For the cover, you’ll want to go all out with whatever file format is best suited to the job. Photoshop is great for covers including photos, overlays, background images, and gradients. Illustrator is suitable for covers with creative typography, shapes, and line drawings. Create the cover at 300dpi or higher so that if you or your client decides to do a Createspace version, you’ll be all set with an illustration that fits the Createspace template with minimal tweaking.

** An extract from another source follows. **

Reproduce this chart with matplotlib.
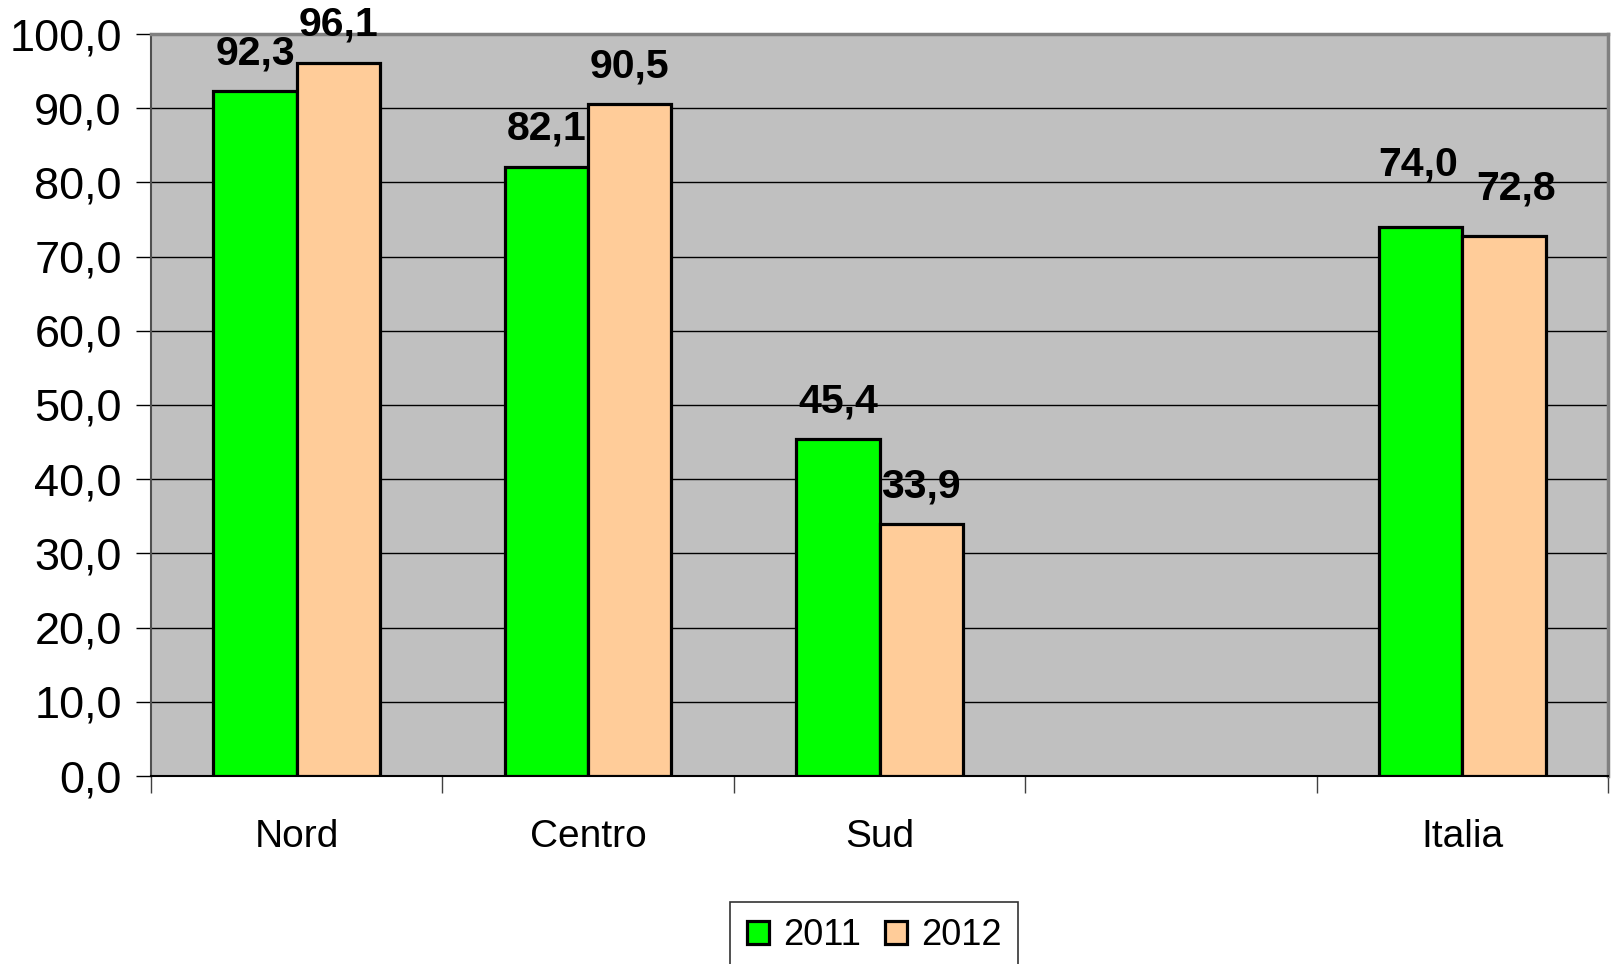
import numpy as np
import matplotlib
matplotlib.use("Agg")
import matplotlib.pyplot as plt
from matplotlib.ticker import FuncFormatter, FixedLocator

# data
categories = ["Nord", "Centro", "Sud", "", "Italia"]
val_2011 = [92.3, 82.1, 45.4, np.nan, 74.0]
val_2012 = [96.1, 90.5, 33.9, np.nan, 72.8]
series_names = ["2011", "2012"]

plt.rcParams['font.family'] = ['Liberation Sans', 'DejaVu Sans']

fig = plt.figure(figsize=(16.11, 9.64), dpi=100)
ax = fig.add_axes([151 / 1611, 1 - 776 / 964, 1457 / 1611, 742 / 964])
ax.set_facecolor('#C0C0C0')

x = np.arange(len(categories)) + 0.5
w = 1 / 3.5
b1 = ax.bar(x - w / 2, val_2011, w, color='#00FF00', edgecolor='black', linewidth=2.3,
            label=series_names[0], zorder=3)
b2 = ax.bar(x + w / 2, val_2012, w, color='#FFCC99', edgecolor='black', linewidth=2.3,
            label=series_names[1], zorder=3)

def fmt(v):
    return f"{v:.1f}".replace('.', ',')

# label nudges (points) for the Italia group, placed higher in the original
nudge = {(4, 0): (-2, 37), (4, 1): (9, 26)}
for s, (bars, vals) in enumerate([(b1, val_2011), (b2, val_2012)]):
    for i, (r, v) in enumerate(zip(bars, vals)):
        if np.isnan(v):
            continue
        dx, dy = nudge.get((i, s), (0, 19.5))
        ax.annotate(fmt(v), (r.get_x() + r.get_width() / 2, v), xytext=(dx, dy),
                    textcoords='offset points', ha='center', va='baseline',
                    fontsize=29.5, fontweight='bold', annotation_clip=False, zorder=5)

ax.set_xlim(0, len(categories))
ax.set_ylim(0, 100)
ax.set_yticks(np.arange(0, 101, 10))
ax.yaxis.set_major_formatter(FuncFormatter(lambda v, p: fmt(v)))
ax.grid(axis='y', color='black', linewidth=1, zorder=1)
ax.set_axisbelow(True)

ax.xaxis.set_major_locator(FixedLocator(np.arange(len(categories) + 1)))
ax.xaxis.set_minor_locator(FixedLocator(x))
ax.set_xticklabels([])
ax.set_xticklabels(categories, minor=True)
ax.tick_params(axis='x', which='major', direction='out', length=12, width=1, color='#404040')
ax.tick_params(axis='x', which='minor', length=0, pad=31, labelsize=28)
ax.tick_params(axis='y', direction='out', length=11, width=1, pad=10, labelsize=32.5)

for side in ['top', 'right']:
    ax.spines[side].set_color('#808080')
    ax.spines[side].set_linewidth(2.5)
ax.spines['left'].set_color('#505050')
ax.spines['left'].set_linewidth(1.5)
ax.spines['bottom'].set_color('black')
ax.spines['bottom'].set_linewidth(1.5)

leg = fig.legend(loc='upper center', bbox_to_anchor=(874 / 1611, 1 - 902 / 964), ncol=2,
                 fontsize=26, frameon=True, fancybox=False, edgecolor='black',
                 handlelength=0.63, handleheight=0.63, handletextpad=0.37,
                 columnspacing=0.66, borderpad=0.45, borderaxespad=0)
leg.get_frame().set_linewidth(1.2)

fig.savefig("out.png", dpi=100)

Screenshots from Kindle Previewer
The following images are from Kindle HD, HDX, HDX 8.9″, Paperwhite, and DX. Click to view large images:
- HD – 1600px
- HD – PNGs
- HDX – 1600px
- HDX – PNGs
- HDX 8.9 – 1600px
- HDX-8.9 – PNGs
- Paperwhite – 1600px
- Paperwhite – PNG
- Paperwhite – Floated PNG
- DX – 1600px
- DX – PNG
- DX – Centered
Note that Paperwhite honors the implicit KF8 (not amzn-mobi) media query and Kindle DX honors the Mobi (amzn-mobi) media query, centering a full-screen image. The oldest eInk Kindles expand every image that’s half the pixel-width of the viewing area to full-screen. For Kindle DX, the tipping point is 372 pixels. (For Kindle3, 311 pixels is the magic number.) You can accept this behavior or make separate images for old Kindles and hide them with CSS. I don’t think elaborate workarounds are worth the trouble for Kindle DX, which was discontinued and resurrected, probably not for long. For Kindle 3, the images will scale down to fit and look just fine.
Plan ahead for the print version
Pixel dimensions count in ebooks but resolution is important if you plan to publish a print version on Createspace. To avoid resolution issues, create the images at 300dpi, so all you’ll need to do in Word is figure out the size you need for your page layout. In the book I was working on, I scaled 1600px-width images down to 1275 pixels horizontally for a 6 by 9 inch layout. At this size Word could save them at 300dpi and display them at 100% without resizing when converted to PDF.
Once the images are the correct size for print, you can use them for a full color edition or export them as grayscale TIFFs for Createspace “black and white” interior pages.